▶ Excerpted records
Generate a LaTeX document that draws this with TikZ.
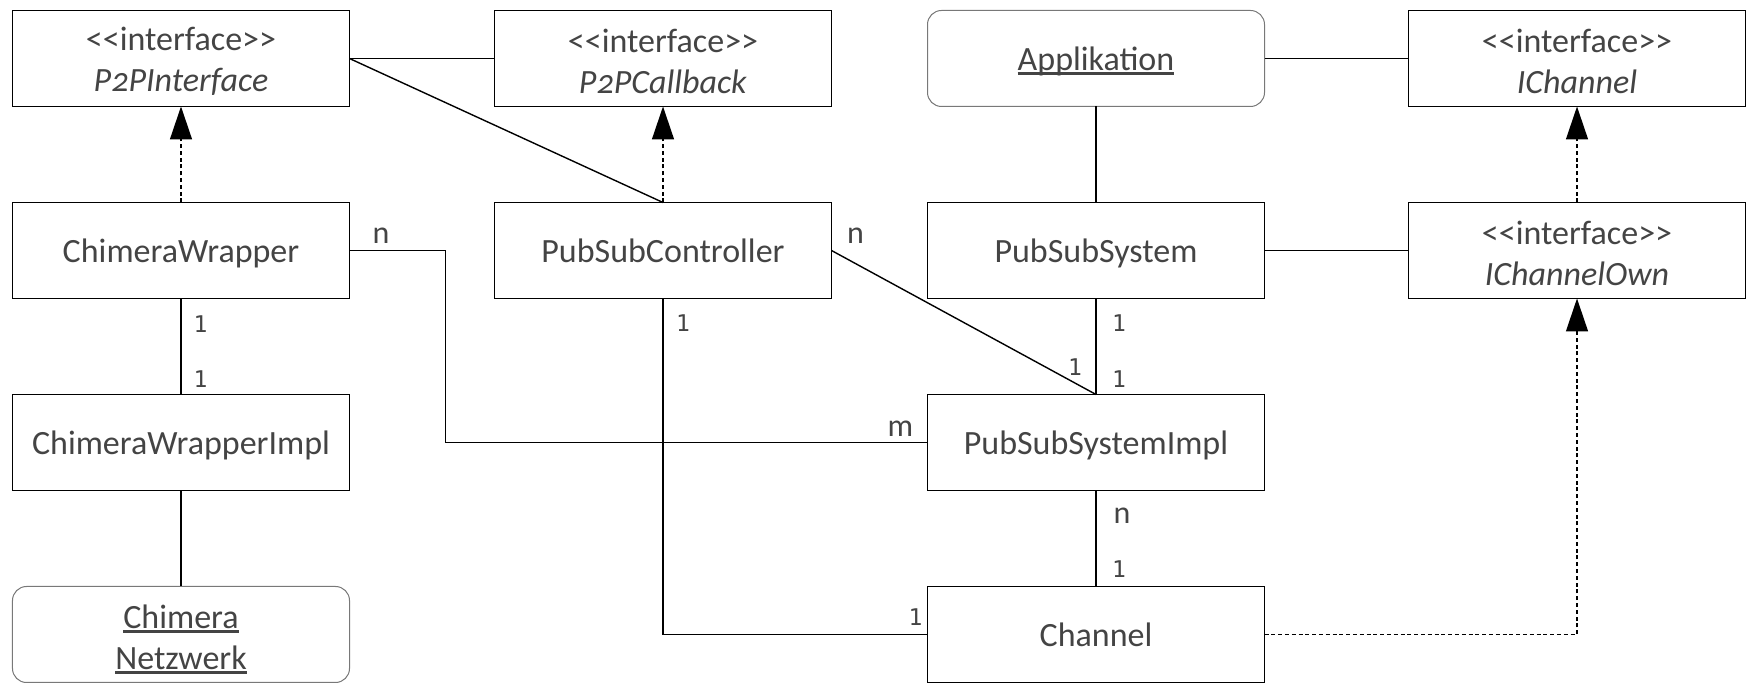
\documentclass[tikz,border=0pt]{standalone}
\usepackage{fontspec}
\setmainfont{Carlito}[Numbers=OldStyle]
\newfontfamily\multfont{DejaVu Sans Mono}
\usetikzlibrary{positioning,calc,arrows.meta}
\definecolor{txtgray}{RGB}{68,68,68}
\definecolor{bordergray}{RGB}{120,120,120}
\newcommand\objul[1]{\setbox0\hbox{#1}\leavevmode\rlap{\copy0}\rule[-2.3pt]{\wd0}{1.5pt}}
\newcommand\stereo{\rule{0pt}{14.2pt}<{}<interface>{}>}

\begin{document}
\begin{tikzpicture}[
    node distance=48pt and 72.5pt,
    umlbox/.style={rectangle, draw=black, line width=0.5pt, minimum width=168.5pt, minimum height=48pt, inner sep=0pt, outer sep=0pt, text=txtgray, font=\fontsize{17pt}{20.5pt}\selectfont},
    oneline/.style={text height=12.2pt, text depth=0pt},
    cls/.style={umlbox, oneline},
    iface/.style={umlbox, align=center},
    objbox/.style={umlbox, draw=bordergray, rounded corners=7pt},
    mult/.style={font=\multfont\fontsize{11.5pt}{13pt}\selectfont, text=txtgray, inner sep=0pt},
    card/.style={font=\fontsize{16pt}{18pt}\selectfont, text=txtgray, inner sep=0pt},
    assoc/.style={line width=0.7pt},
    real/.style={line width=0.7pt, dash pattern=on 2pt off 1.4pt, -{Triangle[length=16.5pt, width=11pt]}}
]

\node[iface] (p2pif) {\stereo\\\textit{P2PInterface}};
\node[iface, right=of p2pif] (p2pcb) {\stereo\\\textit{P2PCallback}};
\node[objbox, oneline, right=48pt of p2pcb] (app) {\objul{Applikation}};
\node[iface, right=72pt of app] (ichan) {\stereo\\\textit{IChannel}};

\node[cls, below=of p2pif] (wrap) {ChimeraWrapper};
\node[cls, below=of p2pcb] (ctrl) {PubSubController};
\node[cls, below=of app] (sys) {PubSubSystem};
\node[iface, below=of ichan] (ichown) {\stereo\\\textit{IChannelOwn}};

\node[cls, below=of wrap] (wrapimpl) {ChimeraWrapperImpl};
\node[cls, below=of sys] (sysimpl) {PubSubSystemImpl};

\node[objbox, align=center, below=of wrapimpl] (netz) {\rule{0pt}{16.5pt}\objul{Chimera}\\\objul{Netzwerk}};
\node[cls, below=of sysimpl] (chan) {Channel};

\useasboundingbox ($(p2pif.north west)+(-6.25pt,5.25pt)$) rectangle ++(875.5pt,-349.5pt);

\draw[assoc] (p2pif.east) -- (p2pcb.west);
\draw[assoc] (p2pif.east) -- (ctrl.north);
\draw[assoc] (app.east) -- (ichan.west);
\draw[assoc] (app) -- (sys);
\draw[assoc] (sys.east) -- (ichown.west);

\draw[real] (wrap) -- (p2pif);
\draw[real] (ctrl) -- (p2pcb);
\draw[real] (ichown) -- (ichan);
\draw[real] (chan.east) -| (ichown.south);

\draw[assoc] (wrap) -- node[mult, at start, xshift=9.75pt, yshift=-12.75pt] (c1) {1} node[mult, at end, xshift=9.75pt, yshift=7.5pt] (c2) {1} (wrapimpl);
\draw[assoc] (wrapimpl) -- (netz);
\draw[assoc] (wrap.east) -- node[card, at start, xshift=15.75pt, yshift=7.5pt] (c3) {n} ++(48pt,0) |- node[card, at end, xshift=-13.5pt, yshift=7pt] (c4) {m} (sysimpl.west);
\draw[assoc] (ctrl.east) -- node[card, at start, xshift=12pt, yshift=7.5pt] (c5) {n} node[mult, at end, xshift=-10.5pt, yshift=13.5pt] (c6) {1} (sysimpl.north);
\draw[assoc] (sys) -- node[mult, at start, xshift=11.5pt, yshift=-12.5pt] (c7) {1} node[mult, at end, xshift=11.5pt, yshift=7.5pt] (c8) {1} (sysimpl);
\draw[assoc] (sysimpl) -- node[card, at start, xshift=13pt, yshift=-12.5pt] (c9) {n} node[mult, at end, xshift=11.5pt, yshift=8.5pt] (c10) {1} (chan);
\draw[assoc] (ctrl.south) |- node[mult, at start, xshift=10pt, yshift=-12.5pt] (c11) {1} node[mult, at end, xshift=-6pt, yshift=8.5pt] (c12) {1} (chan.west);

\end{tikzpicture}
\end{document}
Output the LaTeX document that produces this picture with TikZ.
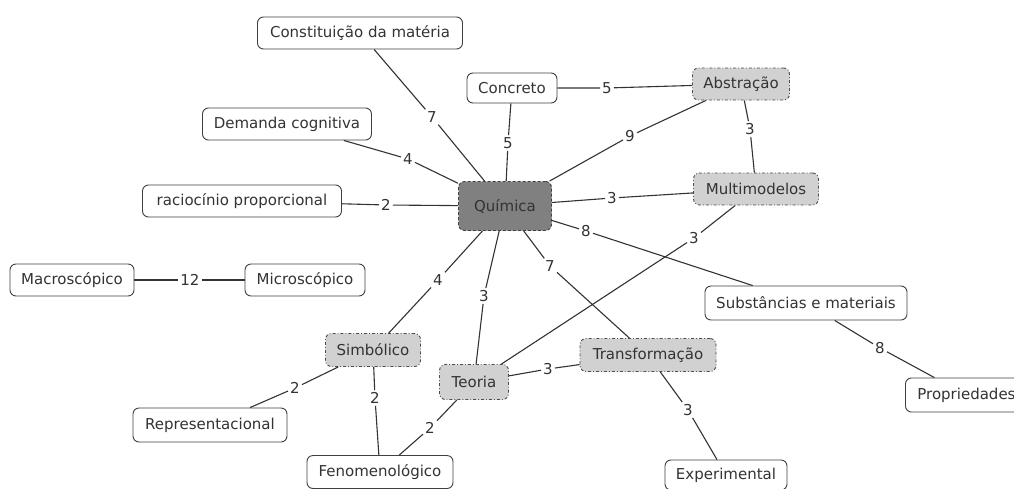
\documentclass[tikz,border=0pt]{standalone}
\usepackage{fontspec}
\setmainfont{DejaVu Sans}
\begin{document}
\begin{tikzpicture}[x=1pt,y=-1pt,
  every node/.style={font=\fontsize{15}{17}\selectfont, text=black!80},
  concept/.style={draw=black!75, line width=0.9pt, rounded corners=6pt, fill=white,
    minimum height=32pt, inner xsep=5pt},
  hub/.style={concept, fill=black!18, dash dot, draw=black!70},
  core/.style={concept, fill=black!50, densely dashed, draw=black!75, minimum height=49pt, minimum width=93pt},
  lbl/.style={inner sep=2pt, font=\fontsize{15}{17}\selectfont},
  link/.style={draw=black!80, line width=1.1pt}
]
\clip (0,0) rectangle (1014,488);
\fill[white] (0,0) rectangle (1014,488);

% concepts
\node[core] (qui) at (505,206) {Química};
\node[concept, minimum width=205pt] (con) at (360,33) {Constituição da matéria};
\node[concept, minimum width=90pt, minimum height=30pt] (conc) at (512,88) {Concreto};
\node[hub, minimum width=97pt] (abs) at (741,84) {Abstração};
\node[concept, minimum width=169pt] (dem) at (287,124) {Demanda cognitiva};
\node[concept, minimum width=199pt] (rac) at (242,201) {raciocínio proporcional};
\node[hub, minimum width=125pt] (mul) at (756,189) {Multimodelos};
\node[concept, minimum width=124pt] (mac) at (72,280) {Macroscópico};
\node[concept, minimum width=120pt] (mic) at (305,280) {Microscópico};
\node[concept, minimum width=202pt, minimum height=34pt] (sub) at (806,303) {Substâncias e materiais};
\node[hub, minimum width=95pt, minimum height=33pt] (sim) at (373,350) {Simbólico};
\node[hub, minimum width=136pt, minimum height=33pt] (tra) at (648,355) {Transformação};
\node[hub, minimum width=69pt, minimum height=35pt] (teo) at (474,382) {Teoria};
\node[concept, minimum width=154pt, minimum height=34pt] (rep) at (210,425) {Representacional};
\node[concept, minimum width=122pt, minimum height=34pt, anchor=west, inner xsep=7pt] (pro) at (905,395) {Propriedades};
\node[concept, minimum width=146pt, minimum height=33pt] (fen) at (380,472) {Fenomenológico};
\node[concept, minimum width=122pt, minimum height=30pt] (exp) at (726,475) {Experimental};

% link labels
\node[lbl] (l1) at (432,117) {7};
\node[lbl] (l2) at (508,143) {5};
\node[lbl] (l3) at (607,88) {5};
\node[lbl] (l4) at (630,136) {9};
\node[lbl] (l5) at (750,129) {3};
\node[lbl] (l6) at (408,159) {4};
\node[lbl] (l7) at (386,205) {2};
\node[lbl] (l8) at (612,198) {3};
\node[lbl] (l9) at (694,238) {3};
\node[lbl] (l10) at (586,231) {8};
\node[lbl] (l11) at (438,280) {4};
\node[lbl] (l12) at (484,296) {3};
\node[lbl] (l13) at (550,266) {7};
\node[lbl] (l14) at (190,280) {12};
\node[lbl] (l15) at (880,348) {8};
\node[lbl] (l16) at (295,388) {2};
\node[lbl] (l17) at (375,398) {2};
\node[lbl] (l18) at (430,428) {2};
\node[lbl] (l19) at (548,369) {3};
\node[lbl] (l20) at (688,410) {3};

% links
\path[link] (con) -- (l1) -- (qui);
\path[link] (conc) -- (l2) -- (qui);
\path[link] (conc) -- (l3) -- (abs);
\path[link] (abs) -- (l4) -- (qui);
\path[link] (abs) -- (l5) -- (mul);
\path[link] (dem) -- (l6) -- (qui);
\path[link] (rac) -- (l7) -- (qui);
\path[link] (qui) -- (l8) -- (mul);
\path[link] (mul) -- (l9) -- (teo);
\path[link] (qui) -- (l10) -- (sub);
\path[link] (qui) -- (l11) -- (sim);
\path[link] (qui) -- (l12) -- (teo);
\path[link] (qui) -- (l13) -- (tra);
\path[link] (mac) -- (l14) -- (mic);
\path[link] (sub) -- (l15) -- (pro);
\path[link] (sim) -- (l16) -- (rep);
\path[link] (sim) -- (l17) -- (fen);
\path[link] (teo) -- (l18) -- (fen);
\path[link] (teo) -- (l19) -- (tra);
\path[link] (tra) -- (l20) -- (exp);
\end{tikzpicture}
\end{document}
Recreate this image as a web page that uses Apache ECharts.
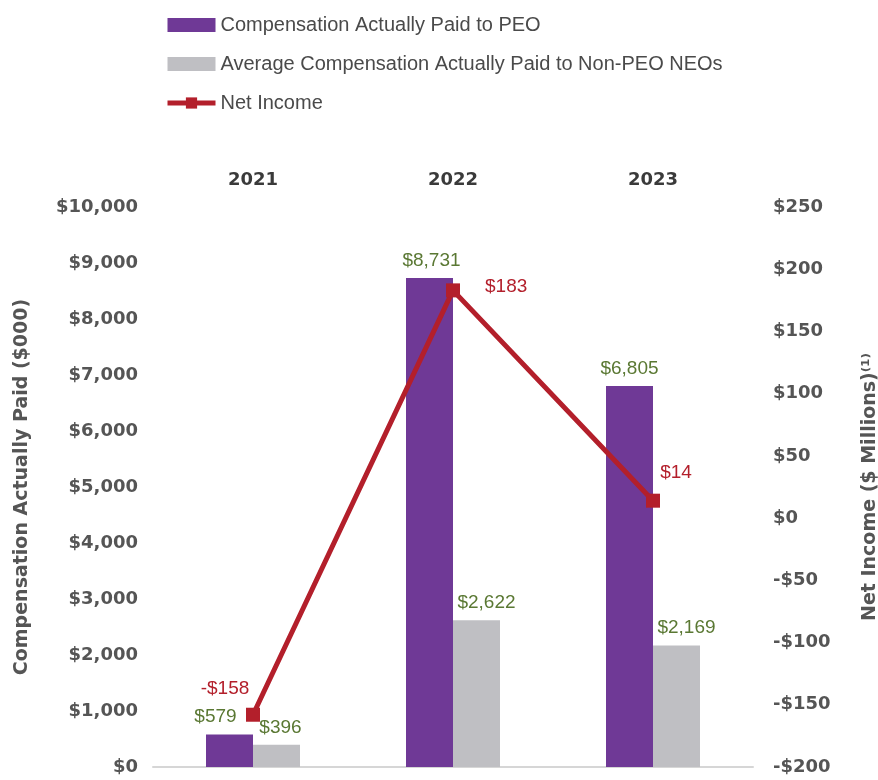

▶ What to produce
Filter the listing above by the word "LaTeX"; copy each line that passes.

▶ Result
Generate a LaTeX document that draws this with TikZ.
Output the LaTeX document that produces this picture with TikZ.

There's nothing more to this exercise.